**SOURCE DATA**

----

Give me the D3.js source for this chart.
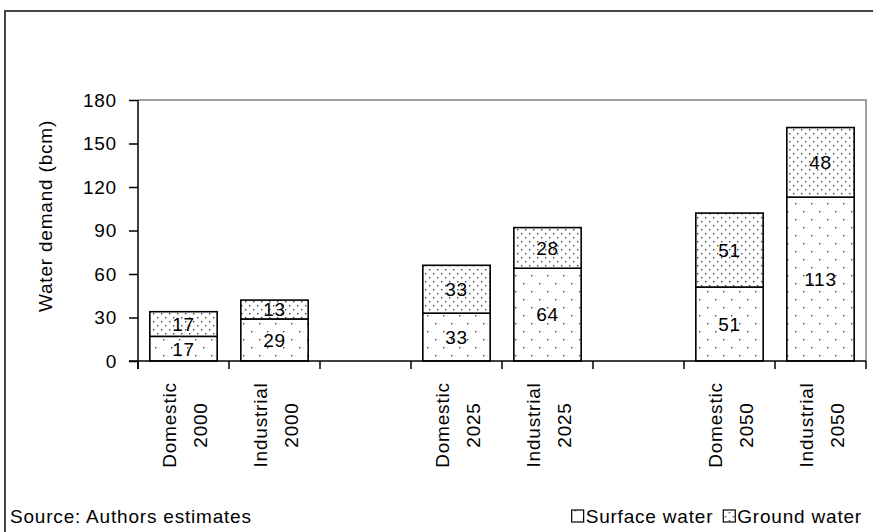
<!DOCTYPE html>
<html>
<head>
<meta charset="utf-8">
<script src="https://cdn.jsdelivr.net/npm/d3@7"></script>
<style>
  html, body { margin: 0; padding: 0; background: #fff; }
  svg { display: block; font-family: "Liberation Sans", Arial, sans-serif; }
  svg text { letter-spacing: 0.8px; }
</style>
</head>
<body>
<svg id="chart" width="873" height="532"></svg>
<script>
// ---- data ----
const categories = [
  ["Domestic", "2000"], ["Industrial", "2000"], null,
  ["Domestic", "2025"], ["Industrial", "2025"], null,
  ["Domestic", "2050"], ["Industrial", "2050"]
];
const surfaceWater = [17, 29, null, 33, 64, null, 51, 113];
const groundWater  = [17, 13, null, 33, 28, null, 51, 48];
const yTicks = [0, 30, 60, 90, 120, 150, 180];
const seriesNames = ["Surface water", "Ground water"];
const yTitle = "Water demand (bcm)";
const sourceNote = "Source: Authors estimates";

// ---- layout ----
const W = 873, H = 532;
const plot = { left: 138, right: 866, top: 100, bottom: 361 };
const FS = 19;

const svg = d3.select("#chart");

// patterns
const defs = svg.append("defs");
function dotPattern(id, size, dots) {
  const p = defs.append("pattern").attr("id", id)
    .attr("patternUnits", "userSpaceOnUse")
    .attr("width", size).attr("height", size);
  p.append("rect").attr("width", size).attr("height", size).attr("fill", "#fff");
  dots.forEach(([dx, dy]) => p.append("rect")
    .attr("x", dx).attr("y", dy).attr("width", 1.4).attr("height", 1.4).attr("fill", "#444"));
}
dotPattern("surfacePat", 16, [[3, 3], [11, 11]]);
dotPattern("groundPat", 8, [[1, 1], [5, 5]]);
const fills = ["url(#surfacePat)", "url(#groundPat)"];

// outer frame
svg.append("path")
  .attr("d", `M5,${H + 5} L5,11 L${W + 5},11`)
  .attr("fill", "none").attr("stroke", "#444").attr("stroke-width", 2);

// scales
const x = d3.scaleBand()
  .domain(d3.range(categories.length))
  .range([plot.left, plot.right])
  .paddingInner(0.26).paddingOuter(0.13);
const y = d3.scaleLinear().domain([0, 180]).range([plot.bottom, plot.top]);

// plot area border (grey top/right)
svg.append("path")
  .attr("d", `M${plot.left},${plot.top} L${plot.right},${plot.top} L${plot.right},${plot.bottom}`)
  .attr("fill", "none").attr("stroke", "#a0a0a0").attr("stroke-width", 2);

// stacked data
const rows = categories.map((c, i) => ({ i, surface: surfaceWater[i], ground: groundWater[i] }))
  .filter(d => d.surface != null);
const stack = d3.stack().keys(["surface", "ground"])(rows);

const g = svg.append("g");
stack.forEach((layer, li) => {
  g.selectAll(null).data(layer).enter().append("rect")
    .attr("x", d => x(d.data.i))
    .attr("width", x.bandwidth())
    .attr("y", d => y(d[1]))
    .attr("height", d => y(d[0]) - y(d[1]))
    .attr("fill", fills[li])
    .attr("stroke", "#000").attr("stroke-width", 1.6);
});
stack.forEach((layer) => {
  g.selectAll(null).data(layer).enter().append("text")
    .attr("x", d => x(d.data.i) + x.bandwidth() / 2)
    .attr("y", d => (y(d[0]) + y(d[1])) / 2)
    .attr("dy", "0.36em")
    .attr("text-anchor", "middle")
    .attr("font-size", FS).attr("fill", "#000")
    .text(d => d[1] - d[0]);
});

// y axis
const yAxis = d3.axisLeft(y).tickValues(yTicks).tickSize(9).tickPadding(12);
const ya = svg.append("g").attr("transform", `translate(${plot.left},0)`).call(yAxis);
ya.select(".domain").remove();
ya.selectAll(".tick line").attr("stroke", "#000").attr("stroke-width", 1.5);
ya.selectAll(".tick text").attr("font-size", FS).attr("font-family", "Liberation Sans, Arial, sans-serif").attr("fill", "#000");
svg.append("line")
  .attr("x1", plot.left).attr("x2", plot.left)
  .attr("y1", plot.top).attr("y2", plot.bottom + 8)
  .attr("stroke", "#000").attr("stroke-width", 1.5);

// x axis
svg.append("line")
  .attr("x1", plot.left - 9).attr("x2", plot.right)
  .attr("y1", plot.bottom).attr("y2", plot.bottom)
  .attr("stroke", "#000").attr("stroke-width", 1.5);
const boundaries = d3.range(categories.length + 1).map(k => plot.left + k * x.step());
svg.selectAll(null).data(boundaries).enter().append("line")
  .attr("x1", d => d).attr("x2", d => d)
  .attr("y1", plot.bottom).attr("y2", plot.bottom + 8)
  .attr("stroke", "#000").attr("stroke-width", 1.5);

// category labels (rotated, two lines)
categories.forEach((c, i) => {
  if (!c) return;
  const cx = x(i) + x.bandwidth() / 2;
  const t = svg.append("text")
    .attr("transform", `translate(${cx},425) rotate(-90)`)
    .attr("text-anchor", "middle").attr("font-size", FS).attr("fill", "#000");
  t.append("tspan").attr("x", 0).attr("y", -8).text(c[0]);
  t.append("tspan").attr("x", 0).attr("y", 23).text(c[1]);
});

// y title
svg.append("text")
  .attr("transform", `translate(52,216) rotate(-90)`)
  .attr("text-anchor", "middle").attr("font-size", FS).attr("fill", "#000")
  .text(yTitle);

// source note
svg.append("text").attr("x", 10).attr("y", 523)
  .attr("font-size", FS).attr("fill", "#000").text(sourceNote);

// legend (right-aligned)
const legend = svg.append("g");
let lx = 0;
seriesNames.forEach((name, k) => {
  legend.append("rect").attr("x", lx).attr("y", -13).attr("width", 12).attr("height", 12)
    .attr("fill", fills[k]).attr("stroke", "#000").attr("stroke-width", 1.2);
  const tt = legend.append("text").attr("x", lx + 14).attr("y", 0)
    .attr("font-size", FS).attr("fill", "#000").text(name);
  lx += 14 + tt.node().getComputedTextLength() + (k < seriesNames.length - 1 ? 10 : 0);
});
legend.attr("transform", `translate(${862 - lx},523)`);
</script>
</body>
</html>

----

**TASK TO COMPLETE**
Extract the full listing above verbatim; pictures are to be left out of the copy.

**CORRECT ANSWER**
Give me the D3.js source for this chart.
<!DOCTYPE html>
<html>
<head>
<meta charset="utf-8">
<script src="https://cdn.jsdelivr.net/npm/d3@7"></script>
<style>
  html, body { margin: 0; padding: 0; background: #fff; }
  svg { display: block; font-family: "Liberation Sans", Arial, sans-serif; }
  svg text { letter-spacing: 0.8px; }
</style>
</head>
<body>
<svg id="chart" width="873" height="532"></svg>
<script>
// ---- data ----
const categories = [
  ["Domestic", "2000"], ["Industrial", "2000"], null,
  ["Domestic", "2025"], ["Industrial", "2025"], null,
  ["Domestic", "2050"], ["Industrial", "2050"]
];
const surfaceWater = [17, 29, null, 33, 64, null, 51, 113];
const groundWater  = [17, 13, null, 33, 28, null, 51, 48];
const yTicks = [0, 30, 60, 90, 120, 150, 180];
const seriesNames = ["Surface water", "Ground water"];
const yTitle = "Water demand (bcm)";
const sourceNote = "Source: Authors estimates";

// ---- layout ----
const W = 873, H = 532;
const plot = { left: 138, right: 866, top: 100, bottom: 361 };
const FS = 19;

const svg = d3.select("#chart");

// patterns
const defs = svg.append("defs");
function dotPattern(id, size, dots) {
  const p = defs.append("pattern").attr("id", id)
    .attr("patternUnits", "userSpaceOnUse")
    .attr("width", size).attr("height", size);
  p.append("rect").attr("width", size).attr("height", size).attr("fill", "#fff");
  dots.forEach(([dx, dy]) => p.append("rect")
    .attr("x", dx).attr("y", dy).attr("width", 1.4).attr("height", 1.4).attr("fill", "#444"));
}
dotPattern("surfacePat", 16, [[3, 3], [11, 11]]);
dotPattern("groundPat", 8, [[1, 1], [5, 5]]);
const fills = ["url(#surfacePat)", "url(#groundPat)"];

// outer frame
svg.append("path")
  .attr("d", `M5,${H + 5} L5,11 L${W + 5},11`)
  .attr("fill", "none").attr("stroke", "#444").attr("stroke-width", 2);

// scales
const x = d3.scaleBand()
  .domain(d3.range(categories.length))
  .range([plot.left, plot.right])
  .paddingInner(0.26).paddingOuter(0.13);
const y = d3.scaleLinear().domain([0, 180]).range([plot.bottom, plot.top]);

// plot area border (grey top/right)
svg.append("path")
  .attr("d", `M${plot.left},${plot.top} L${plot.right},${plot.top} L${plot.right},${plot.bottom}`)
  .attr("fill", "none").attr("stroke", "#a0a0a0").attr("stroke-width", 2);

// stacked data
const rows = categories.map((c, i) => ({ i, surface: surfaceWater[i], ground: groundWater[i] }))
  .filter(d => d.surface != null);
const stack = d3.stack().keys(["surface", "ground"])(rows);

const g = svg.append("g");
stack.forEach((layer, li) => {
  g.selectAll(null).data(layer).enter().append("rect")
    .attr("x", d => x(d.data.i))
    .attr("width", x.bandwidth())
    .attr("y", d => y(d[1]))
    .attr("height", d => y(d[0]) - y(d[1]))
    .attr("fill", fills[li])
    .attr("stroke", "#000").attr("stroke-width", 1.6);
});
stack.forEach((layer) => {
  g.selectAll(null).data(layer).enter().append("text")
    .attr("x", d => x(d.data.i) + x.bandwidth() / 2)
    .attr("y", d => (y(d[0]) + y(d[1])) / 2)
    .attr("dy", "0.36em")
    .attr("text-anchor", "middle")
    .attr("font-size", FS).attr("fill", "#000")
    .text(d => d[1] - d[0]);
});

// y axis
const yAxis = d3.axisLeft(y).tickValues(yTicks).tickSize(9).tickPadding(12);
const ya = svg.append("g").attr("transform", `translate(${plot.left},0)`).call(yAxis);
ya.select(".domain").remove();
ya.selectAll(".tick line").attr("stroke", "#000").attr("stroke-width", 1.5);
ya.selectAll(".tick text").attr("font-size", FS).attr("font-family", "Liberation Sans, Arial, sans-serif").attr("fill", "#000");
svg.append("line")
  .attr("x1", plot.left).attr("x2", plot.left)
  .attr("y1", plot.top).attr("y2", plot.bottom + 8)
  .attr("stroke", "#000").attr("stroke-width", 1.5);

// x axis
svg.append("line")
  .attr("x1", plot.left - 9).attr("x2", plot.right)
  .attr("y1", plot.bottom).attr("y2", plot.bottom)
  .attr("stroke", "#000").attr("stroke-width", 1.5);
const boundaries = d3.range(categories.length + 1).map(k => plot.left + k * x.step());
svg.selectAll(null).data(boundaries).enter().append("line")
  .attr("x1", d => d).attr("x2", d => d)
  .attr("y1", plot.bottom).attr("y2", plot.bottom + 8)
  .attr("stroke", "#000").attr("stroke-width", 1.5);

// category labels (rotated, two lines)
categories.forEach((c, i) => {
  if (!c) return;
  const cx = x(i) + x.bandwidth() / 2;
  const t = svg.append("text")
    .attr("transform", `translate(${cx},425) rotate(-90)`)
    .attr("text-anchor", "middle").attr("font-size", FS).attr("fill", "#000");
  t.append("tspan").attr("x", 0).attr("y", -8).text(c[0]);
  t.append("tspan").attr("x", 0).attr("y", 23).text(c[1]);
});

// y title
svg.append("text")
  .attr("transform", `translate(52,216) rotate(-90)`)
  .attr("text-anchor", "middle").attr("font-size", FS).attr("fill", "#000")
  .text(yTitle);

// source note
svg.append("text").attr("x", 10).attr("y", 523)
  .attr("font-size", FS).attr("fill", "#000").text(sourceNote);

// legend (right-aligned)
const legend = svg.append("g");
let lx = 0;
seriesNames.forEach((name, k) => {
  legend.append("rect").attr("x", lx).attr("y", -13).attr("width", 12).attr("height", 12)
    .attr("fill", fills[k]).attr("stroke", "#000").attr("stroke-width", 1.2);
  const tt = legend.append("text").attr("x", lx + 14).attr("y", 0)
    .attr("font-size", FS).attr("fill", "#000").text(name);
  lx += 14 + tt.node().getComputedTextLength() + (k < seriesNames.length - 1 ? 10 : 0);
});
legend.attr("transform", `translate(${862 - lx},523)`);
</script>
</body>
</html>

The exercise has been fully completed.